Sorting as Gradient Flow on the Permutohedron
Jonathan Landers
TL;DR
This paper reframes sorting as a gradient-flow process on the permutohedron, offering a new continuous-time view that explains how structure contracts the exponential permutation space. The main result shows that the gradient flow toward the sorted vertex induces exponential decay of disorder, yielding an independent proof of the $Ω(n \log n)$ lower bound when discretized. By weaving algebraic, geometric, and continuous perspectives, the authors connect decision-tree arguments, polytope constraints, and energy minimization to illuminate why comparison-based sorting achieves optimal polynomial-time performance.
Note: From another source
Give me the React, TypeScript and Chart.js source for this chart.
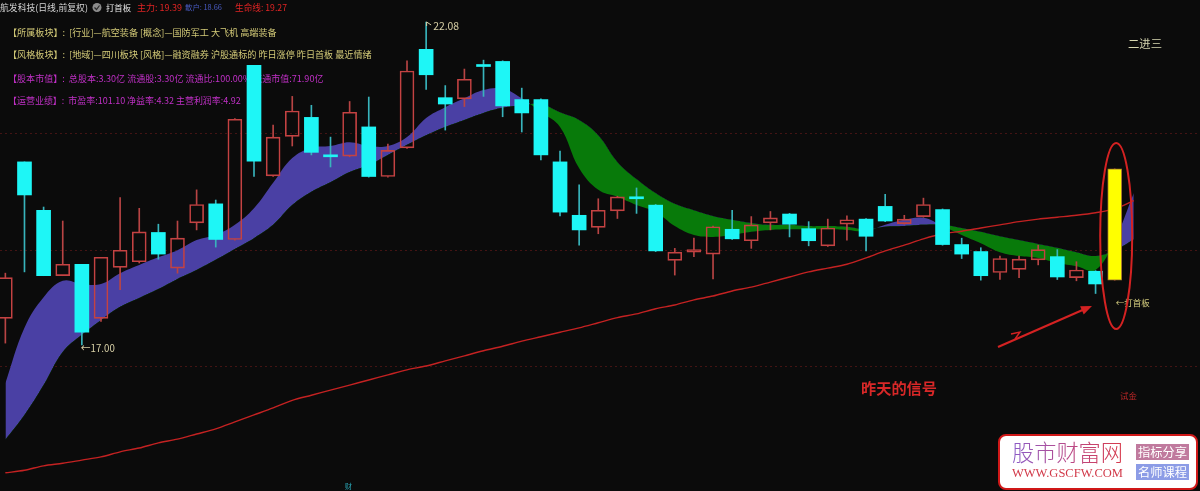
import React, { useEffect, useRef } from 'react';
import { Chart, registerables } from 'chart.js';
Chart.register(...registerables);

// ---- candle data (price, yuan) ----
const openP = [17.42, 19.88, 19.12, 18.09, 18.27, 17.42, 18.22, 18.31, 18.77, 18.21, 18.92, 19.22, 18.66, 21.40, 19.66, 20.28, 20.58, 19.99, 19.97, 20.43, 19.65, 20.10, 21.65, 20.89, 20.87, 21.39, 21.46, 20.86, 20.86, 19.88, 19.04, 18.85, 19.11, 19.33, 19.20, 18.33, 18.46, 18.43, 18.82, 18.64, 18.92, 19.06, 18.83, 18.56, 18.90, 18.98, 19.18, 18.91, 19.02, 19.13, 18.58, 18.47, 18.14, 18.19, 18.34, 18.39, 18.06, 18.16, 18.02];
const highP = [18.13, 19.88, 19.17, 18.95, 18.27, 18.38, 19.32, 19.15, 18.90, 18.95, 19.44, 19.28, 20.56, 21.40, 20.46, 20.91, 20.77, 20.27, 20.83, 20.90, 20.16, 21.47, 22.08, 21.08, 21.34, 21.48, 21.47, 21.04, 20.87, 20.05, 19.52, 19.30, 19.34, 19.47, 19.21, 18.52, 18.68, 18.87, 19.12, 19.02, 19.10, 19.07, 18.94, 18.98, 19.03, 18.99, 19.37, 19.04, 19.31, 19.14, 18.68, 18.53, 18.40, 18.40, 18.57, 18.50, 18.31, 18.17, 19.77];
const lowP = [17.03, 18.15, 18.09, 18.09, 17.00, 17.37, 17.87, 18.29, 18.35, 18.13, 18.81, 18.54, 18.65, 19.65, 19.65, 20.13, 19.99, 19.80, 19.96, 19.64, 19.64, 20.09, 21.02, 20.38, 20.75, 20.91, 20.59, 20.35, 19.91, 19.03, 18.57, 18.75, 18.99, 19.07, 18.47, 18.10, 18.39, 18.04, 18.66, 18.52, 18.81, 18.70, 18.56, 18.55, 18.65, 18.48, 18.94, 18.90, 19.01, 18.57, 18.36, 18.02, 18.03, 18.06, 18.26, 18.03, 18.01, 17.81, 18.02];
const closeP = [18.06, 19.36, 18.09, 18.27, 17.20, 18.38, 18.49, 18.78, 18.43, 18.68, 19.21, 18.66, 20.55, 19.89, 20.27, 20.68, 20.03, 19.96, 20.66, 19.65, 20.06, 21.31, 21.25, 20.79, 21.18, 21.38, 20.76, 20.65, 19.99, 19.09, 18.81, 19.12, 19.33, 19.30, 18.48, 18.46, 18.50, 18.86, 18.67, 18.89, 19.00, 18.90, 18.64, 18.84, 18.97, 18.71, 18.95, 18.98, 19.21, 18.58, 18.43, 18.09, 18.36, 18.35, 18.50, 18.07, 18.18, 17.96, 19.77];

// ---- indicator lines (one more point than candles) ----
const mainForce = [16.40, 17.27, 17.75, 18.01, 17.96, 17.96, 18.13, 18.26, 18.38, 18.49, 18.65, 18.73, 18.89, 19.15, 19.55, 19.94, 20.10, 20.13, 20.19, 20.13, 20.13, 20.27, 20.57, 20.74, 20.88, 21.01, 21.03, 20.88, 20.66, 20.43, 19.78, 19.44, 19.33, 19.20, 19.09, 18.87, 18.73, 18.70, 18.73, 18.78, 18.81, 18.82, 18.82, 18.82, 18.81, 18.79, 18.89, 18.97, 19.00, 18.87, 18.73, 18.60, 18.46, 18.40, 18.37, 18.29, 18.24, 18.18, 18.65, 19.39];
const retail = [15.51, 15.90, 16.37, 16.89, 17.16, 17.39, 17.60, 17.74, 17.88, 18.04, 18.18, 18.34, 18.51, 18.68, 18.89, 19.20, 19.41, 19.56, 19.72, 19.83, 19.99, 20.15, 20.30, 20.43, 20.54, 20.65, 20.73, 20.77, 20.79, 20.66, 20.54, 20.30, 19.88, 19.61, 19.39, 19.22, 19.12, 19.03, 18.97, 18.92, 18.89, 18.89, 18.87, 18.87, 18.86, 18.82, 18.86, 18.87, 18.89, 18.89, 18.84, 18.78, 18.71, 18.65, 18.59, 18.53, 18.46, 18.40, 18.49, 18.66];
const lifeLine = [14.99, 15.03, 15.10, 15.14, 15.19, 15.24, 15.32, 15.38, 15.46, 15.52, 15.60, 15.68, 15.79, 15.90, 16.01, 16.13, 16.21, 16.29, 16.37, 16.45, 16.53, 16.61, 16.67, 16.75, 16.83, 16.91, 16.98, 17.06, 17.13, 17.20, 17.27, 17.35, 17.43, 17.49, 17.57, 17.63, 17.71, 17.77, 17.85, 17.91, 17.99, 18.07, 18.15, 18.21, 18.27, 18.37, 18.48, 18.57, 18.67, 18.75, 18.79, 18.84, 18.89, 18.94, 18.98, 19.01, 19.04, 19.08, 19.14, 19.27];

const gridPrices = [20.33, 18.49, 16.67];
const signalDay = 58;
const peakDay = 22;
const troughDay = 4;

const headerTexts = ['航发科技(日线,前复权)', '打首板', '主力: 19.39', '散户: 18.66', '生命线: 19.27'];
const infoRows = [
  '【所属板块】:  [行业]—航空装备 [概念]—国防军工 大飞机 高端装备',
  '【风格板块】:  [地域]—四川板块 [风格]—融资融券 沪股通标的 昨日涨停 昨日首板 最近情绪',
  '【股本市值】:  总股本:3.30亿 流通股:3.30亿 流通比:100.00% 流通市值:71.90亿',
  '【运营业绩】:  市盈率:101.10 净益率:4.32 主营利润率:4.92',
];

const CJK = '"Noto Sans CJK SC", "Microsoft YaHei", sans-serif';
const BG = '#0b0b0b';

function fitText(ctx: CanvasRenderingContext2D, text: string, x: number, y: number, width: number, color: string | CanvasGradient, weight = 'normal', family = CJK) {
  ctx.font = `${weight} 10px ${family}`;
  const w = ctx.measureText(text).width;
  const size = (10 * width) / w;
  ctx.font = `${weight} ${size}px ${family}`;
  ctx.fillStyle = color;
  ctx.textBaseline = 'middle';
  ctx.textAlign = 'left';
  ctx.fillText(text, x, y);
}

const underPlugin = {
  id: 'underLayer',
  beforeDatasetsDraw(chart: any) {
    const ctx: CanvasRenderingContext2D = chart.ctx;
    const ys = chart.scales.y;
    ctx.save();
    ctx.strokeStyle = 'rgba(125,30,30,0.5)';
    ctx.lineWidth = 1;
    ctx.setLineDash([2, 3]);
    gridPrices.forEach((p) => {
      const py = Math.round(ys.getPixelForValue(p)) + 0.5;
      ctx.beginPath();
      ctx.moveTo(0, py);
      ctx.lineTo(1200, py);
      ctx.stroke();
    });
    ctx.setLineDash([]);

    // header line
    fitText(ctx, headerTexts[0], 0, 7.5, 88, '#d4d4d4');
    ctx.beginPath();
    ctx.arc(97, 7.5, 4.5, 0, Math.PI * 2);
    ctx.fillStyle = '#8c8c8c';
    ctx.fill();
    ctx.strokeStyle = '#2a2a2a';
    ctx.lineWidth = 1.2;
    ctx.beginPath();
    ctx.moveTo(94.5, 7.5);
    ctx.lineTo(96.5, 9.5);
    ctx.lineTo(99.5, 5.5);
    ctx.stroke();
    fitText(ctx, headerTexts[1], 106, 7.5, 25, '#e6e6e6');
    fitText(ctx, headerTexts[2], 137, 7.5, 45, '#e02424');
    fitText(ctx, headerTexts[3], 185, 7.5, 37, '#4a5cc4');
    fitText(ctx, headerTexts[4], 235, 7.5, 52, '#e02424');

    fitText(ctx, infoRows[0], 8, 32.5, 269, '#d4cb78');
    fitText(ctx, infoRows[1], 8, 55, 364, '#d4cb78');
    fitText(ctx, infoRows[2], 8, 78.5, 316, '#c030c6');
    fitText(ctx, infoRows[3], 8, 100.5, 233, '#c030c6');
    ctx.restore();
  },
};

const overPlugin = {
  id: 'overLayer',
  afterDatasetsDraw(chart: any) {
    const ctx: CanvasRenderingContext2D = chart.ctx;
    const xs = chart.scales.x;
    const ys = chart.scales.y;
    ctx.save();
    const label = '#d8d0a6';

    // peak label
    const px = xs.getPixelForValue(peakDay);
    const py = ys.getPixelForValue(highP[peakDay]);
    ctx.strokeStyle = label;
    ctx.lineWidth = 1;
    ctx.beginPath();
    ctx.moveTo(px + 0.5, py + 4);
    ctx.lineTo(px + 0.5, py);
    ctx.lineTo(px + 5, py + 3);
    ctx.stroke();
    fitText(ctx, highP[peakDay].toFixed(2), px + 7, py + 4.5, 26, label);

    // trough label
    const tx = xs.getPixelForValue(troughDay);
    const ty = ys.getPixelForValue(lowP[troughDay]);
    fitText(ctx, '←' + lowP[troughDay].toFixed(2), tx - 1, ty + 3, 34, label);

    // signal annotations
    const sx = xs.getPixelForValue(signalDay);
    const sLow = ys.getPixelForValue(lowP[signalDay]);
    fitText(ctx, '←打首板', sx + 1, sLow + 23, 34, '#d8d080');
    fitText(ctx, '二进三', 1128, 43.5, 34, '#d6d6b0');

    ctx.strokeStyle = '#d42222';
    ctx.lineWidth = 2;
    ctx.beginPath();
    ctx.ellipse(sx + 1.5, 236, 16, 93, 0, 0, Math.PI * 2);
    ctx.stroke();

    // arrow
    const ax0 = 998, ay0 = 347, ax1 = 1092, ay1 = 306;
    ctx.lineWidth = 2.2;
    ctx.beginPath();
    ctx.moveTo(ax0, ay0);
    ctx.lineTo(ax1 - 6, ay1 + 2.6);
    ctx.stroke();
    const ang = Math.atan2(ay1 - ay0, ax1 - ax0);
    ctx.fillStyle = '#d42222';
    ctx.beginPath();
    ctx.moveTo(ax1, ay1);
    ctx.lineTo(ax1 - 11 * Math.cos(ang) + 4.5 * Math.sin(ang), ay1 - 11 * Math.sin(ang) - 4.5 * Math.cos(ang));
    ctx.lineTo(ax1 - 11 * Math.cos(ang) - 4.5 * Math.sin(ang), ay1 - 11 * Math.sin(ang) + 4.5 * Math.cos(ang));
    ctx.closePath();
    ctx.fill();
    ctx.lineWidth = 1.4;
    ctx.beginPath();
    ctx.moveTo(1011, 334);
    ctx.lineTo(1020, 332);
    ctx.lineTo(1015, 339);
    ctx.stroke();

    fitText(ctx, '昨天的信号', 861, 388, 76, '#d82828', 'bold');
    fitText(ctx, '试金', 1120, 396, 17, '#c02828');
    fitText(ctx, '财', 345, 486, 7, '#2aa8b8');

    // watermark
    ctx.fillStyle = '#ffffff';
    ctx.strokeStyle = '#d01818';
    ctx.lineWidth = 2;
    ctx.beginPath();
    (ctx as any).roundRect(999, 435, 198, 54, 7);
    ctx.fill();
    ctx.stroke();
    const grad = ctx.createLinearGradient(1012, 0, 1123, 0);
    grad.addColorStop(0, '#8a5cc8');
    grad.addColorStop(0.5, '#b84a8a');
    grad.addColorStop(1, '#d83a4a');
    fitText(ctx, '股市财富网', 1012, 453, 111, grad, '300');
    fitText(ctx, 'WWW.GSCFW.COM', 1012, 473.5, 111, '#d23a4a', 'normal', '"Liberation Serif", serif');
    ctx.fillStyle = '#c07a9e';
    ctx.fillRect(1136, 444, 53, 16);
    ctx.fillStyle = '#8c9ce6';
    ctx.fillRect(1136, 464, 53, 16);
    fitText(ctx, '指标分享', 1138, 452.5, 49, '#ffffff');
    fitText(ctx, '名师课程', 1138, 472.5, 49, '#ffffff');
    ctx.restore();
  },
};

export default function App() {
  const ref = useRef<HTMLCanvasElement | null>(null);
  useEffect(() => {
    document.body.style.margin = '0';
    document.body.style.background = BG;
    const canvas = ref.current;
    if (!canvas) return;
    const idx = openP.map((_, i) => i);
    const lineIdx = mainForce.map((_, i) => i);
    const isUp = (i: number) => closeP[i] >= openP[i];
    const isSig = (i: number) => i === signalDay;
    const bodyFill = idx.map((i) => (isSig(i) ? '#ffff00' : isUp(i) ? 'rgba(0,0,0,0)' : '#1ef6f6'));
    const bodyBorder = idx.map((i) => (isSig(i) ? '#a87a2a' : isUp(i) ? '#c44242' : '#1ef6f6'));
    const bodyBorderW = idx.map((i) => (isSig(i) || isUp(i) ? 1 : 0));
    const wickColor = idx.map((i) => (isUp(i) ? '#b84444' : '#38b4bc'));

    const chart = new Chart(canvas, {
      type: 'bar',
      data: {
        datasets: [
          {
            type: 'bar',
            label: 'body',
            data: idx.map((i) => ({ x: i, y: [openP[i], closeP[i]] })) as any,
            backgroundColor: bodyFill,
            borderColor: bodyBorder,
            borderWidth: bodyBorderW,
            borderSkipped: false,
            barThickness: 14,
            grouped: false,
            minBarLength: 2,
            order: 1,
          } as any,
          {
            type: 'bar',
            label: 'upperWick',
            data: idx.map((i) => ({ x: i, y: [Math.max(openP[i], closeP[i]), highP[i]] })) as any,
            backgroundColor: wickColor,
            borderWidth: 0,
            barThickness: 1,
            grouped: false,
            order: 2,
          } as any,
          {
            type: 'bar',
            label: 'lowerWick',
            data: idx.map((i) => ({ x: i, y: [lowP[i], Math.min(openP[i], closeP[i])] })) as any,
            backgroundColor: wickColor,
            borderWidth: 0,
            barThickness: 1,
            grouped: false,
            order: 2,
          } as any,
          {
            type: 'line',
            label: '生命线',
            data: lineIdx.map((i) => ({ x: i, y: lifeLine[i] })) as any,
            borderColor: '#c42222',
            borderWidth: 1.4,
            pointRadius: 0,
            tension: 0.3,
            fill: false,
            order: 5,
          } as any,
          {
            type: 'line',
            label: '散户',
            data: lineIdx.map((i) => ({ x: i, y: retail[i] })) as any,
            borderColor: 'rgba(0,0,0,0)',
            borderWidth: 1,
            pointRadius: 0,
            tension: 0.4,
            fill: false,
            order: 8,
          } as any,
          {
            type: 'line',
            label: '主力',
            data: lineIdx.map((i) => ({ x: i, y: mainForce[i] })) as any,
            borderColor: 'rgba(0,0,0,0)',
            borderWidth: 1,
            pointRadius: 0,
            tension: 0.4,
            fill: { target: '-1', above: '#4a40a4', below: '#087a0a' },
            order: 7,
          } as any,
        ],
      },
      options: {
        responsive: false,
        animation: false,
        events: [],
        layout: { padding: 0 },
        plugins: { legend: { display: false }, tooltip: { enabled: false } },
        scales: {
          x: { type: 'linear', min: -0.28, max: 62.46, display: false, offset: false },
          y: { type: 'linear', min: 14.704, max: 22.426, display: false },
        },
      } as any,
      plugins: [underPlugin, overPlugin],
    });
    return () => chart.destroy();
  }, []);

  return (
    <div style={{ position: 'fixed', left: 0, top: 0, width: 1200, height: 491, background: BG }}>
      <canvas ref={ref} width={1200} height={491} style={{ display: 'block' }} />
    </div>
  );
}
The work suggests a unifying principle: exploiting intrinsic structure converts inherently exponential search spaces into efficiently navigable landscapes, with potential implications for a broad class of combinatorial problems.
Abstract
We investigate how sorting algorithms efficiently overcome the exponential size of the permutation space. Our main contribution is a new continuous-time formulation of sorting as a gradient flow on the permutohedron, yielding an independent proof of the classical $Ω(n \log n)$ lower bound for comparison-based sorting. This formulation reveals how exponential contraction of disorder occurs under simple geometric dynamics. In support of this analysis, we present algebraic, combinatorial, and geometric perspectives, including decision-tree arguments and linear constraints on the permutohedron. The idea that efficient sorting arises from structure-guided logarithmic reduction offers a unifying lens for how comparisons tame exponential spaces. These observations connect to broader questions in theoretical computer science, such as whether the existence of structure can explain why certain computational problems permit efficient solutions.